Foreign partner: Television France One, a privatised French channel with experience at setting up stations in Africa and Asia. On the box: Scant programming details at present but New Channel has committed itself in its bid documents to 40% local content initially, double the IBA’s requirement.
Island Television
The Island in this bid is Robben Island. Shareholders include returned exiles, ex- political prisoners as well as media professionals.
Shareholders and management: The bid is led by Peter-Paul Ngwenya. Major shareholders include the Makana Trust which has shares in two commercial radio stations and Cosatu’s investment arm, Kopano ke Matla.
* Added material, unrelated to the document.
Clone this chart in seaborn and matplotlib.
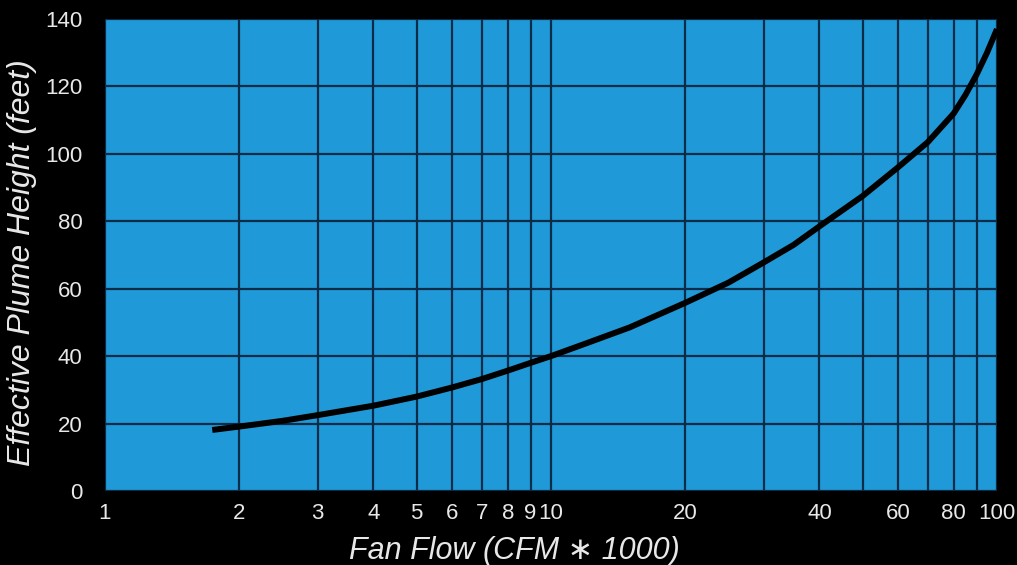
import matplotlib
matplotlib.use("Agg")
import matplotlib.pyplot as plt
import seaborn as sns
import pandas as pd

# Fan flow (thousands of CFM) and the resulting effective plume height (feet)
fan_flow = [1.74, 2, 2.5, 3, 4, 5, 6, 7, 8, 9, 10, 12, 15, 20, 25, 30, 35, 40,
            50, 60, 70, 80, 85, 90, 95, 100]
plume_height = [18.1, 19.1, 20.8, 22.5, 25.3, 28.0, 30.7, 33.2, 35.7, 38.0, 40.0,
                43.8, 48.5, 55.8, 61.8, 67.8, 73.0, 78.5, 87.5, 96.0, 103.5, 112.0,
                117.5, 123.5, 130.0, 137.0]

x_grid = [1, 2, 3, 4, 5, 6, 7, 8, 9, 10, 20, 30, 40, 50, 60, 70, 80, 90, 100]
x_labels = ["1", "2", "3", "4", "5", "6", "7", "8", "9", "10", "20", "", "40", "",
            "60", "", "80", "", "100"]
y_ticks = [0, 20, 40, 60, 80, 100, 120, 140]

df = pd.DataFrame({"flow": fan_flow, "height": plume_height})

sns.set_theme(style="white")
plt.rcParams["font.family"] = ["Liberation Sans", "DejaVu Sans"]

text_color = "#e8e8e8"

fig = plt.figure(figsize=(10.17, 5.65), dpi=100, facecolor="black")
ax = fig.add_axes([0.1032, 0.1310, 0.8771, 0.8354])
ax.set_facecolor("#2099d8")

ax.set_xscale("log")
ax.set_xlim(1, 100)
ax.set_ylim(0, 140)

ax.set_xticks(x_grid)
ax.set_xticks([], minor=True)
ax.set_xticklabels(x_labels)
ax.set_yticks(y_ticks)

ax.grid(True, which="major", color="#0a2c48", linewidth=1.6)
ax.set_axisbelow(True)

sns.lineplot(data=df, x="flow", y="height", ax=ax, color="black",
             linewidth=4.3, solid_capstyle="butt", solid_joinstyle="round")

for s in ax.spines.values():
    s.set_visible(False)

ax.tick_params(axis="both", length=0, colors=text_color, labelsize=16)
ax.tick_params(axis="x", pad=9)
ax.tick_params(axis="y", pad=16)

ax.set_xlabel("Fan Flow (CFM \u2217 1000)", color=text_color, fontsize=22,
              style="italic")
ax.set_ylabel("Effective Plume Height (feet)", color=text_color, fontsize=23,
              style="italic")
ax.xaxis.set_label_coords(0.459, -0.0964)
ax.yaxis.set_label_coords(-0.0762, 0.484)

fig.savefig("out.png", dpi=100, facecolor="black")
Ngwenya says “This station will be owned, financed and managed by blacks.”
Foreign partner: A Swedish media group called the Modern Times Group which is a long-time funder of various organisations in South Africa and TLI Broadcasting in the United Kingdom.
On the box: Island Television will have a larger spread of language coverage than other bidders. It will make extensive use of sub-titling and will use mixed language programmes which its research has shown is a popular kind of television. Island is promising 28% local content at the end of its second year of broadcasting, more than the 20% which the IBA has set down. In eight years time, it promises that half of its programming will be locally produced.